__Excerpted data__
▽

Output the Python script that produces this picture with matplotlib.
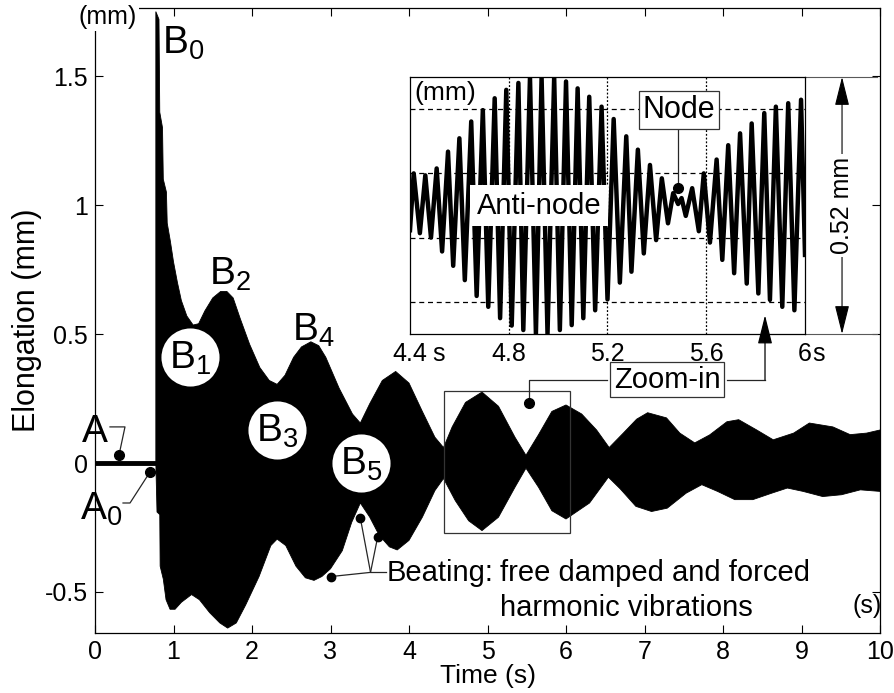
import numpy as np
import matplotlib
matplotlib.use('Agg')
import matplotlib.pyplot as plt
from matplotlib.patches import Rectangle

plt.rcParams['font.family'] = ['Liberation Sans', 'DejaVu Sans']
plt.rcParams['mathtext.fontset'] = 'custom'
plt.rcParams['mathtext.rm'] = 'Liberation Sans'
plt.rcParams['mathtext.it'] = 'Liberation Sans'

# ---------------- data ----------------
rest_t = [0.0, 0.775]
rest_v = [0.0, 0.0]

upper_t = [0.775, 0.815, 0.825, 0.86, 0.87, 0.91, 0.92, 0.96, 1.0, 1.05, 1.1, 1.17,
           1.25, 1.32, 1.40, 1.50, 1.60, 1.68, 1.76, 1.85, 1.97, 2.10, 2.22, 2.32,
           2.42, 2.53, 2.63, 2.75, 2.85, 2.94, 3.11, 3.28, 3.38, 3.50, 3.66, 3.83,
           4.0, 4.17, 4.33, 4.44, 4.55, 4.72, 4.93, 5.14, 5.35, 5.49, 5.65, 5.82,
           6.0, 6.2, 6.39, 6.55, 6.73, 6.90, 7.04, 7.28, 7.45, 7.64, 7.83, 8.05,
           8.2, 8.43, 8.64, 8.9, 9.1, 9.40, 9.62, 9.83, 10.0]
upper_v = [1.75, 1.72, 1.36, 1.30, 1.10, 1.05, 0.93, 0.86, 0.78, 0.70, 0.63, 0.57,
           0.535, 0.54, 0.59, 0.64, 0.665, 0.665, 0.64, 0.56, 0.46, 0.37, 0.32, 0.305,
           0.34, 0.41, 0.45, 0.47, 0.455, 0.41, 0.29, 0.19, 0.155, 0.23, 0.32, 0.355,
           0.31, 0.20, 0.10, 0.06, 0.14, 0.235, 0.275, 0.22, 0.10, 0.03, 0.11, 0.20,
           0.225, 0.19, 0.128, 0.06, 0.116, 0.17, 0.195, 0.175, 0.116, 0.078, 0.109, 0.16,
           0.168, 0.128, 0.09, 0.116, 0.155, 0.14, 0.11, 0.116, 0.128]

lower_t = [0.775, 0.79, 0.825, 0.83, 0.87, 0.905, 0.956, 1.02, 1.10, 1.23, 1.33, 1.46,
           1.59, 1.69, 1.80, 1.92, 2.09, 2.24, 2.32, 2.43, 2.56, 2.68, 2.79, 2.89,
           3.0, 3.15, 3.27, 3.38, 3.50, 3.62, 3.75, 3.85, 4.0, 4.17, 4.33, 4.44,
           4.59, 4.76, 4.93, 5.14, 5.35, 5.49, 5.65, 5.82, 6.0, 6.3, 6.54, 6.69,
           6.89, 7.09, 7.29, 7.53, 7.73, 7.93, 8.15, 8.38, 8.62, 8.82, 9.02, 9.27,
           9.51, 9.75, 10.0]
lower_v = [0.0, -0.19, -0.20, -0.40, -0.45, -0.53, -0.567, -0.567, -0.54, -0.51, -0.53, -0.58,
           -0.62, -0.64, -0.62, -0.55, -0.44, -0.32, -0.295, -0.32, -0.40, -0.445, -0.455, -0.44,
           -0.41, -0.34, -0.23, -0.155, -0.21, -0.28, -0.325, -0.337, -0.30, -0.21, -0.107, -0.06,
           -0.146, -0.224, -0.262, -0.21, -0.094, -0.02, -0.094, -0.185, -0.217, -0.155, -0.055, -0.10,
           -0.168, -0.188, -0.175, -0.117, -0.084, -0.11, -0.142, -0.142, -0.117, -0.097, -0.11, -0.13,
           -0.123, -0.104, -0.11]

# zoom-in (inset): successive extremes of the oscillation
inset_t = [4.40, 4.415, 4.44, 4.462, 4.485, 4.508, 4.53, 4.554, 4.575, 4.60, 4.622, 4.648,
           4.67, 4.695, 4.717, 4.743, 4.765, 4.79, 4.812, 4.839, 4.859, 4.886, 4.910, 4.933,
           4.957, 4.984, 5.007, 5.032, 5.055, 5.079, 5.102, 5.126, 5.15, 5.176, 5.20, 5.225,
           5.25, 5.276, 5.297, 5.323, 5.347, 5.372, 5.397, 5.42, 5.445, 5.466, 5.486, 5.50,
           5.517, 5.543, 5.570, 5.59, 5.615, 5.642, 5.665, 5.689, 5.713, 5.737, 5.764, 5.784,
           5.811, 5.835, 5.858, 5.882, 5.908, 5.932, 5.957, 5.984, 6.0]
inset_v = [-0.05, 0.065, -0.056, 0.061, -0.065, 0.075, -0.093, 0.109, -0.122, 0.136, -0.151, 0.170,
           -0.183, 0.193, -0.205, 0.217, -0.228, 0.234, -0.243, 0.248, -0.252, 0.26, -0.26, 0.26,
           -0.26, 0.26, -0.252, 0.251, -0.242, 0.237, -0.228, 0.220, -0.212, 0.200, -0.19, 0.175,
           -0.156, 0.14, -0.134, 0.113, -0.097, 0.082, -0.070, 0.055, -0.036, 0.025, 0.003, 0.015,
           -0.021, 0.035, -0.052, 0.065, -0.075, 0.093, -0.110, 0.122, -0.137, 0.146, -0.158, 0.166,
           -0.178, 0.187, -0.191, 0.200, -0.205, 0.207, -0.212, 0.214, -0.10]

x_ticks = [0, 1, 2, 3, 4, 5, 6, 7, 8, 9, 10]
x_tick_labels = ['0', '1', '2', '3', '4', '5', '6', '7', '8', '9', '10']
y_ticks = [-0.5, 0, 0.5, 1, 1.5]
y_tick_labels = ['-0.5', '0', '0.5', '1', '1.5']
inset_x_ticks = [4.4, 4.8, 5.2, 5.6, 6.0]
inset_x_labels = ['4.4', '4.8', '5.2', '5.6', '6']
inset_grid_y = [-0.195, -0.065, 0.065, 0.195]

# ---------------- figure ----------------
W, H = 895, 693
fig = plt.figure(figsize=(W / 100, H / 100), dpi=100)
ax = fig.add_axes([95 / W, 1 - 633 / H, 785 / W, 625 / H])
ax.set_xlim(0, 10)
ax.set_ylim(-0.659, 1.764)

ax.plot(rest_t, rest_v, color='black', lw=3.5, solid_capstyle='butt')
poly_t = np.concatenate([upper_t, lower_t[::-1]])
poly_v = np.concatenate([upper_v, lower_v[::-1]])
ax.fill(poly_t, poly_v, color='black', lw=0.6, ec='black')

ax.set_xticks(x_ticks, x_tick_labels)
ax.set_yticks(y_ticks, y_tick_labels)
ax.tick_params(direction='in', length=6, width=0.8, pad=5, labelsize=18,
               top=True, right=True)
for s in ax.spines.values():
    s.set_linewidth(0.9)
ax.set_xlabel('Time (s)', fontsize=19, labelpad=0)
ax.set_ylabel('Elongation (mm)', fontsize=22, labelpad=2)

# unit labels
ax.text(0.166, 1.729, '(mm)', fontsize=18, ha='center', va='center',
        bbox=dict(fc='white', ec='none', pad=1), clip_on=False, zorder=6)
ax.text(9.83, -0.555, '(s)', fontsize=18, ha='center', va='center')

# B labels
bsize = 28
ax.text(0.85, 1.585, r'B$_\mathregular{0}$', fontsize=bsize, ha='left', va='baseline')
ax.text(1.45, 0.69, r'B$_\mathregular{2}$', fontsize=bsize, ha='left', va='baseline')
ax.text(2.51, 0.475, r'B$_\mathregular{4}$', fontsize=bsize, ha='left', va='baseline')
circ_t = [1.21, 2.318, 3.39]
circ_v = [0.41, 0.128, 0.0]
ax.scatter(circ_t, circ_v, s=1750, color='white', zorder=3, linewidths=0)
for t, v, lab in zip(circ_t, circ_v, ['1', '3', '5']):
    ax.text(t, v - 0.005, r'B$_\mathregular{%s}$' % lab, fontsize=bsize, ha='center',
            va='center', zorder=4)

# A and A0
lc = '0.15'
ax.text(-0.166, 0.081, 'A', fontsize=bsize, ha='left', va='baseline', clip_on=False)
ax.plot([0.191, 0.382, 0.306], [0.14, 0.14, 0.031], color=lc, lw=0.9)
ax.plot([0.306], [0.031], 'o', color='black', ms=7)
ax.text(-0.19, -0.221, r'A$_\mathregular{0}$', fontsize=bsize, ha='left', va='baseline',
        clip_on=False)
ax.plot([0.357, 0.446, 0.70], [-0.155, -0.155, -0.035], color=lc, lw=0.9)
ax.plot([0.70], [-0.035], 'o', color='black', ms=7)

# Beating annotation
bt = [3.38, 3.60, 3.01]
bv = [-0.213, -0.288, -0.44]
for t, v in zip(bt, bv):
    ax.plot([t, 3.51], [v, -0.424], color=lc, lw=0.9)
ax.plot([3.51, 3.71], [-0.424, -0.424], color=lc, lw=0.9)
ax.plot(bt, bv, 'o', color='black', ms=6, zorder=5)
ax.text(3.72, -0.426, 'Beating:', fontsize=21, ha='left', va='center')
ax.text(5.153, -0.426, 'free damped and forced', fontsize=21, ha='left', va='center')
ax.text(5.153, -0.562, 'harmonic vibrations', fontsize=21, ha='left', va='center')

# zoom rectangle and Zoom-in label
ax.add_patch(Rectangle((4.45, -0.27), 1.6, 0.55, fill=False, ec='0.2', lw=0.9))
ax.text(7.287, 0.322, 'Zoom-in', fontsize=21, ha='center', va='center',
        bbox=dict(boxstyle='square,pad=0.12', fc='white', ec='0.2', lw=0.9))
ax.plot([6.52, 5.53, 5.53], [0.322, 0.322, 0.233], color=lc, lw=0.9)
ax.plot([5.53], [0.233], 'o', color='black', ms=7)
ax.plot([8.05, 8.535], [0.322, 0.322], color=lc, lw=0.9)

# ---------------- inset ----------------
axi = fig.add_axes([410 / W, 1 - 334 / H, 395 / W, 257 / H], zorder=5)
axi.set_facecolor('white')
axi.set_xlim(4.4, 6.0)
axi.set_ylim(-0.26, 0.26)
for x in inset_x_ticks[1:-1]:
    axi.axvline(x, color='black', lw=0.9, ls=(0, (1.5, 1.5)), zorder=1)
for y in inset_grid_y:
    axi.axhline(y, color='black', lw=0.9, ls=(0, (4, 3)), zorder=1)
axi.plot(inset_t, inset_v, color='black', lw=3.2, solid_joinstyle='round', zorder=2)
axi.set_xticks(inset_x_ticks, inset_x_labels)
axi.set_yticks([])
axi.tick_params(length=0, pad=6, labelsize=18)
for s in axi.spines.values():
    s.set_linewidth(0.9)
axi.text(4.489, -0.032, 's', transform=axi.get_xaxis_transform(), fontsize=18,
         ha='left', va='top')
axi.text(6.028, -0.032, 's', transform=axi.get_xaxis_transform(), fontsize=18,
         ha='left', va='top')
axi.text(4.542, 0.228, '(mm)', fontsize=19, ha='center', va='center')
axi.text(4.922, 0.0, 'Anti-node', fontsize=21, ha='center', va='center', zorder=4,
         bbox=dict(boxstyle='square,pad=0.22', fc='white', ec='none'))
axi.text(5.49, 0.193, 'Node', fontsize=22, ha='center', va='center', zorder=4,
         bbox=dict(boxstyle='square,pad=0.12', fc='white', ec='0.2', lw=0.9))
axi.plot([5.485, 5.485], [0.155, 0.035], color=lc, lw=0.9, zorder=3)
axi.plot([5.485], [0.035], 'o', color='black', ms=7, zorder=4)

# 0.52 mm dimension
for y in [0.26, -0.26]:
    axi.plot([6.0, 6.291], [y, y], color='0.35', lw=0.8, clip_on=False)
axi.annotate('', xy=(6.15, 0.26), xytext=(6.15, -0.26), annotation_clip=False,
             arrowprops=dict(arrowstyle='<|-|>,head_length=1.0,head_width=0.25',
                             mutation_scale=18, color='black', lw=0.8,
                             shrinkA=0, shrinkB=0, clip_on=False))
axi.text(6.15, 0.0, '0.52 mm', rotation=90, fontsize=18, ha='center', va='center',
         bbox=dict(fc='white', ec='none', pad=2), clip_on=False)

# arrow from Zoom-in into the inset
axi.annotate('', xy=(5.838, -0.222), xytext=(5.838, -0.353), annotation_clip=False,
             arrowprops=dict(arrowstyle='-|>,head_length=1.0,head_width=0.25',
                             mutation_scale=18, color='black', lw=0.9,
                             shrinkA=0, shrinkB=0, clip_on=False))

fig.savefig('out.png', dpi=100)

△
▽

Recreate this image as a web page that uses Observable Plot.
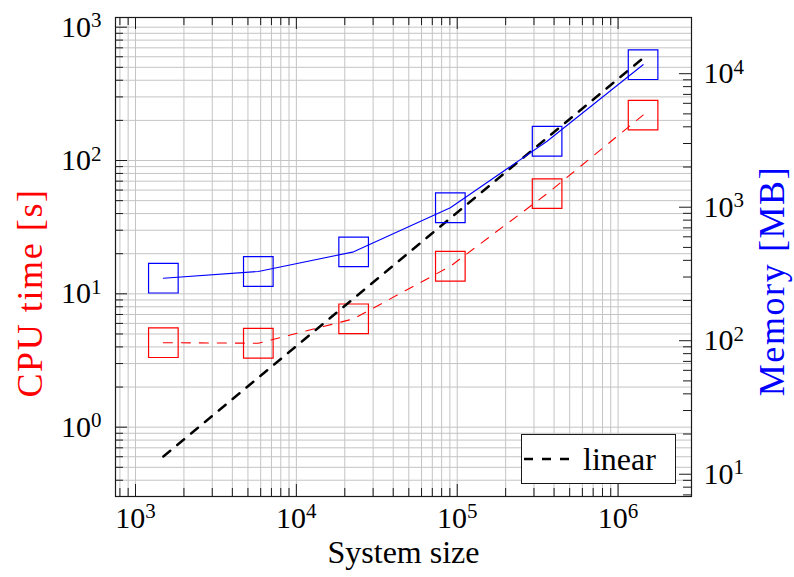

△
▽

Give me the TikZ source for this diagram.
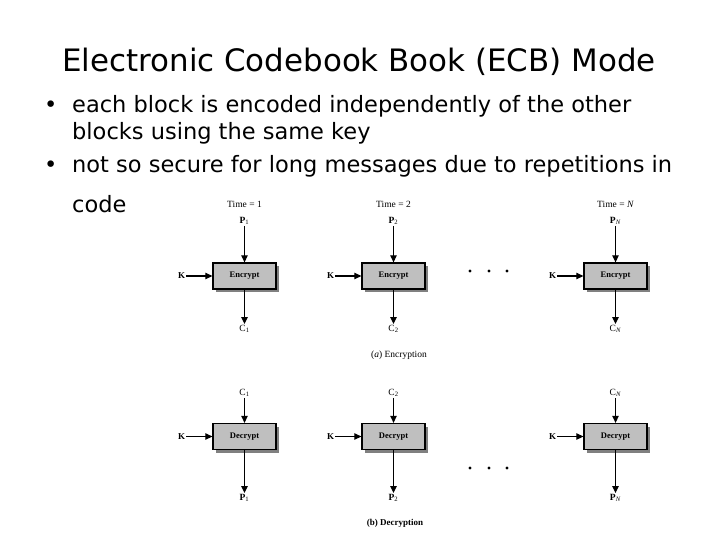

△

__Required task__
Select and copy every line of the listing with the word "this".

__Finished exercise__
Output the Python script that produces this picture with matplotlib.
Recreate this image as a web page that uses Observable Plot.
Give me the TikZ source for this diagram.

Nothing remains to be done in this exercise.